Sources: The Wall Street Journal and High-Def Digest.

Monday, January 10, 2011

VP8 hardware IP availability

The WebM hardware development team, formerly part of On2 Technologies, announces:

  • VP8 (the video codec used in WebM) hardware decoder IP is available from Google for semiconductor companies who want to support high-quality WebM playback in their chipsets.
  • The Oulu team will release the first VP8 video hardware encoder IP in the first quarter of 2011. The IP is running in an FPGA environment, and rigorous testing is underway. Once all features have been tested and implemented, the encoder will be launched as well. 

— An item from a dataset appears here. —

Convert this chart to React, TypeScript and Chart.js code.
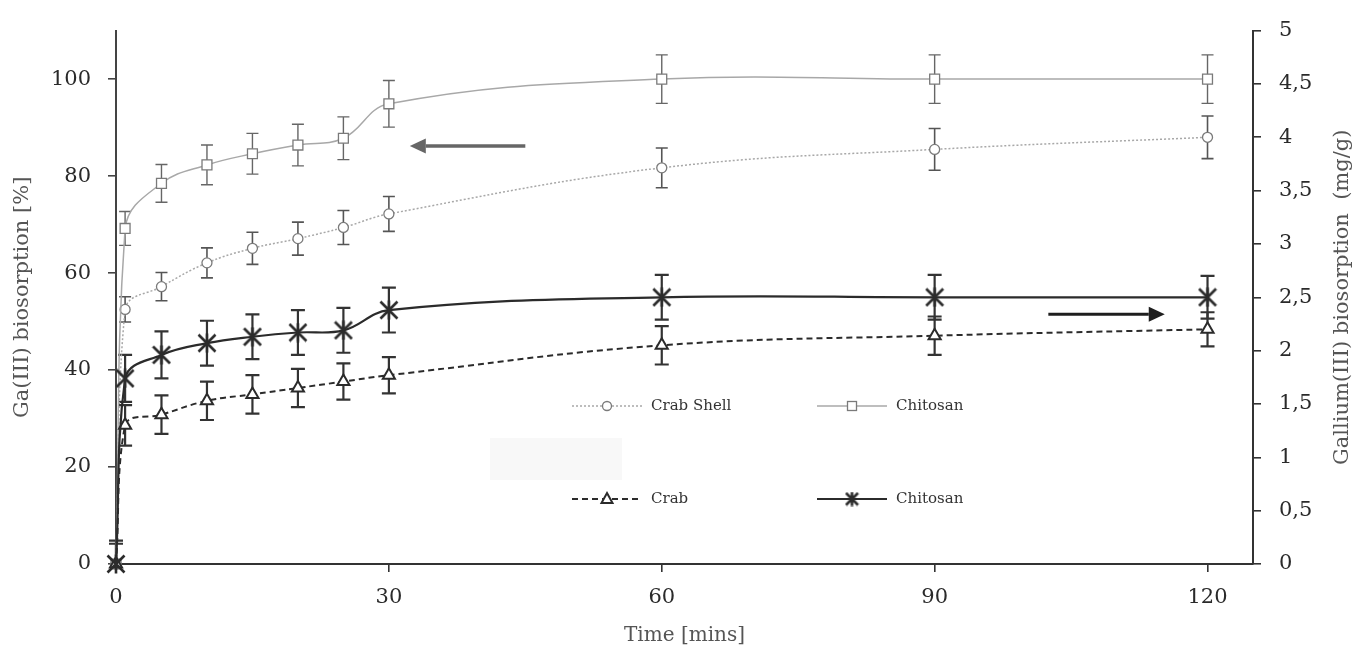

Wednesday, January 5, 2011

IBM's 5 in 5

The annual IBM's "Five in Five" forecasts five innovations likely to be developed in the next five years. This year's predictions are:
  1. "Citizen scientists" will collect real-time data about their environment using sensors in cars, phones or wallets, which can then be used by professional scientists for research.
  2. Holograms will become commonplace. People will be able to interact with far-away friends in 3D, using something as commonplace as a cellphone.
  3. Today's batteries will become obsolete. Cellphones may be powered by batteries that run on oxygen, and static or kinetic energy may eliminate batteries altogether for smaller devices.
  4. Instead of wasting the massive amounts of energy needed to cool them, computer and data centers will recycle the heat energy the machines generate, potentially helping to power cities.
  5. Adaptive traffic systems will personalize your commute, anticipating congestion and other issues to get you to work with a minimum of road rage.